What needs to be done:
Check each line for the string "this", then give only how many lines have it.

[start]

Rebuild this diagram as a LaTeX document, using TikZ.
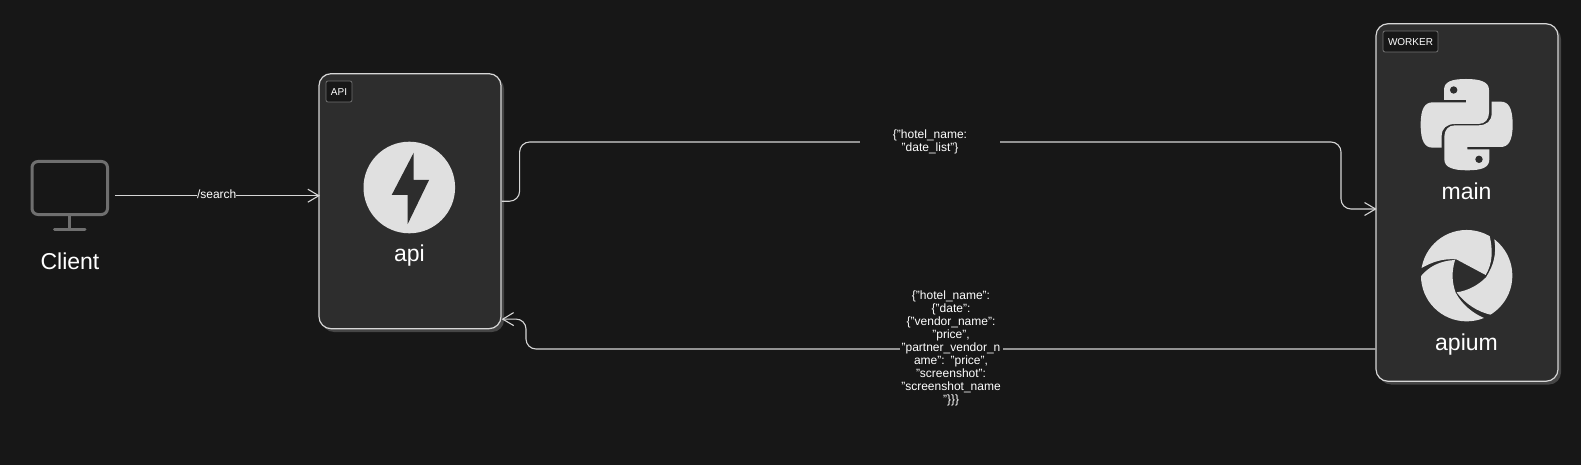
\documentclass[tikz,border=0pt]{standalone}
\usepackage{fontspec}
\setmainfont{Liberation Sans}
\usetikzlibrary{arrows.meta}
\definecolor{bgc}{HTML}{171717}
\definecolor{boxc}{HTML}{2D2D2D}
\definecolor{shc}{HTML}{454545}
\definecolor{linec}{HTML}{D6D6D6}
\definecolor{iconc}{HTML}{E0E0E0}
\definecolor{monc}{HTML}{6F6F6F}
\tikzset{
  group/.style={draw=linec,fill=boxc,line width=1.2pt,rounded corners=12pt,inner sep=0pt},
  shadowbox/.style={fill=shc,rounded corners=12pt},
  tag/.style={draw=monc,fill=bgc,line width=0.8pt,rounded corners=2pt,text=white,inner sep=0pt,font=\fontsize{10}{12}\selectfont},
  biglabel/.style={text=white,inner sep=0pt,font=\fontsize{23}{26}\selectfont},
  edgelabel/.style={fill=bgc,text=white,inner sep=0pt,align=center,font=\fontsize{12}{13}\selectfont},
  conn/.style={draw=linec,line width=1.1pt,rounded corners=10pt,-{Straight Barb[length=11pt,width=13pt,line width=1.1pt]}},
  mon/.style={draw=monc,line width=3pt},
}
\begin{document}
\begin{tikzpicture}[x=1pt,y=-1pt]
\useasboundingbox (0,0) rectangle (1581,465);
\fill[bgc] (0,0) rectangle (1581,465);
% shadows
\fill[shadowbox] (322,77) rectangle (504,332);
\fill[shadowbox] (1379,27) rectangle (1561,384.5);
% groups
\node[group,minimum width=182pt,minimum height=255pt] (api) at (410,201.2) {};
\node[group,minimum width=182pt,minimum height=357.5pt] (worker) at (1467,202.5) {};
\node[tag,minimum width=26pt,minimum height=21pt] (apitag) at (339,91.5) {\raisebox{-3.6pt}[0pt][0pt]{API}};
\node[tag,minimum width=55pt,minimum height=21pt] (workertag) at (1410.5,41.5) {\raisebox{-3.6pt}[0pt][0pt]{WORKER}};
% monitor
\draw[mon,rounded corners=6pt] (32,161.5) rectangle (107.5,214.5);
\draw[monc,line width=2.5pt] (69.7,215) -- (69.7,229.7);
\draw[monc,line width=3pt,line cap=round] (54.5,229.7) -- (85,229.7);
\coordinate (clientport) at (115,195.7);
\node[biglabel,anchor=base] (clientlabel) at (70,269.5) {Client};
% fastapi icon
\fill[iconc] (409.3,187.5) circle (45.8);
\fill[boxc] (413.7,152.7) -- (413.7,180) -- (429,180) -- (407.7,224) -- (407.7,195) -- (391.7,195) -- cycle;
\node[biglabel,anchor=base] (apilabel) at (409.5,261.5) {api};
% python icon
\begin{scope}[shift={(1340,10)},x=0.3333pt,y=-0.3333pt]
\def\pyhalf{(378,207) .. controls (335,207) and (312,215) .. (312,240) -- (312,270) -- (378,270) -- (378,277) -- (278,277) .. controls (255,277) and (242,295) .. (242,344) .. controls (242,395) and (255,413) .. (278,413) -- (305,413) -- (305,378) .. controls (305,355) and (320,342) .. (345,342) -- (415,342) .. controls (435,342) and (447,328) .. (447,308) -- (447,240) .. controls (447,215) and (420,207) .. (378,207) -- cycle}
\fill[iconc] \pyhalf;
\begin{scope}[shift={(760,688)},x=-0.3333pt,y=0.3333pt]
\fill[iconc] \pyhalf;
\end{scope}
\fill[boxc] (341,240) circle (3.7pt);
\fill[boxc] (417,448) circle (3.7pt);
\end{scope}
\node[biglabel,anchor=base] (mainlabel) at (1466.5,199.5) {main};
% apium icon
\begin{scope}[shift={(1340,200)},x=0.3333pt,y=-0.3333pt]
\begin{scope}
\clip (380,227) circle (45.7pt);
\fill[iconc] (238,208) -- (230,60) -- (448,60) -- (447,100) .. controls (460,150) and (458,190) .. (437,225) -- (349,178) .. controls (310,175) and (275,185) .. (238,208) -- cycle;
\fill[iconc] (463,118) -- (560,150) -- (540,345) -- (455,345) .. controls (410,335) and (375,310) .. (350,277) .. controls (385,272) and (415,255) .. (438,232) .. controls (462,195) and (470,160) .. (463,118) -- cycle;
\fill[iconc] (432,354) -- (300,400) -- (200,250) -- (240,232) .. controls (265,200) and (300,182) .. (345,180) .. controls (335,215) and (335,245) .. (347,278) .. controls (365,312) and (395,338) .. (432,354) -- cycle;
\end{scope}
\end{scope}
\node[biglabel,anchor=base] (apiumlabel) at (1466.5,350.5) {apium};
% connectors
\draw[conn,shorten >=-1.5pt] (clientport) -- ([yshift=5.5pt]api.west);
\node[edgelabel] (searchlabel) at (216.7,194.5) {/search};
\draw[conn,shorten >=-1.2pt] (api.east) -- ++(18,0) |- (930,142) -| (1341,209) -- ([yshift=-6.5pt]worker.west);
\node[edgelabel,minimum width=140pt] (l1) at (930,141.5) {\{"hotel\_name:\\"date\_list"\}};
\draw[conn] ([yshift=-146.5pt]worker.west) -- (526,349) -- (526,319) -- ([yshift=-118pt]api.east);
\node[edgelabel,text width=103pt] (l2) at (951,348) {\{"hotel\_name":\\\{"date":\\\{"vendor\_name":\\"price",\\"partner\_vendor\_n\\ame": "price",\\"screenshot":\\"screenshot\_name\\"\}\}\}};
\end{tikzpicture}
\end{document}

[end]
[start]

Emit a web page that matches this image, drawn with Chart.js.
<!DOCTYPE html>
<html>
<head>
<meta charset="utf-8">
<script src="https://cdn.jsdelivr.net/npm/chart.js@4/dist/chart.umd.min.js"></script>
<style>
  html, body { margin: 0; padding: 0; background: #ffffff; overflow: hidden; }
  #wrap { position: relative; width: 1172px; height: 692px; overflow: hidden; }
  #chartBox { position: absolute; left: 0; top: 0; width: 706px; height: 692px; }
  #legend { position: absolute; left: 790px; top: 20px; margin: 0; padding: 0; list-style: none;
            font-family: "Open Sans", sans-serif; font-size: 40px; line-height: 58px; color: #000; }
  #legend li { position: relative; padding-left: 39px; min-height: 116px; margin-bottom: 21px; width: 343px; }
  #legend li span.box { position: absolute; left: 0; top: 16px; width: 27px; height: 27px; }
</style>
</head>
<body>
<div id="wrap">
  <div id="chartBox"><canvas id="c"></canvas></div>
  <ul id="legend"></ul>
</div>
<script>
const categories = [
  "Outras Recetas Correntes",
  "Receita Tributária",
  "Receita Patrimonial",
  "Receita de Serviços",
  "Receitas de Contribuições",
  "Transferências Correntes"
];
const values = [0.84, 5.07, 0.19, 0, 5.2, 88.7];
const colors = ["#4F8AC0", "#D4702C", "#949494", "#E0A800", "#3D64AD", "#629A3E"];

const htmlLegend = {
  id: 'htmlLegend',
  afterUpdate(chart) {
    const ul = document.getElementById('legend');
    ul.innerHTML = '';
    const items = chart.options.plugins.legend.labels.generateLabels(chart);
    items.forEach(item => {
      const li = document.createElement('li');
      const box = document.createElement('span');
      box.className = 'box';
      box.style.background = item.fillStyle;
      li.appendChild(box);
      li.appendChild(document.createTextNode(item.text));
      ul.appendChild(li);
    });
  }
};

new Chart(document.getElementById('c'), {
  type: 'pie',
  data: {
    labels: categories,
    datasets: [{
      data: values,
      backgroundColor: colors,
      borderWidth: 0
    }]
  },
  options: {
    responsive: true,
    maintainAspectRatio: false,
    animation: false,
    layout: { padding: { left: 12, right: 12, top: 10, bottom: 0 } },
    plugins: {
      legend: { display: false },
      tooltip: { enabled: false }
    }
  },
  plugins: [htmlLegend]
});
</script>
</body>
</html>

[end]

Reply:
2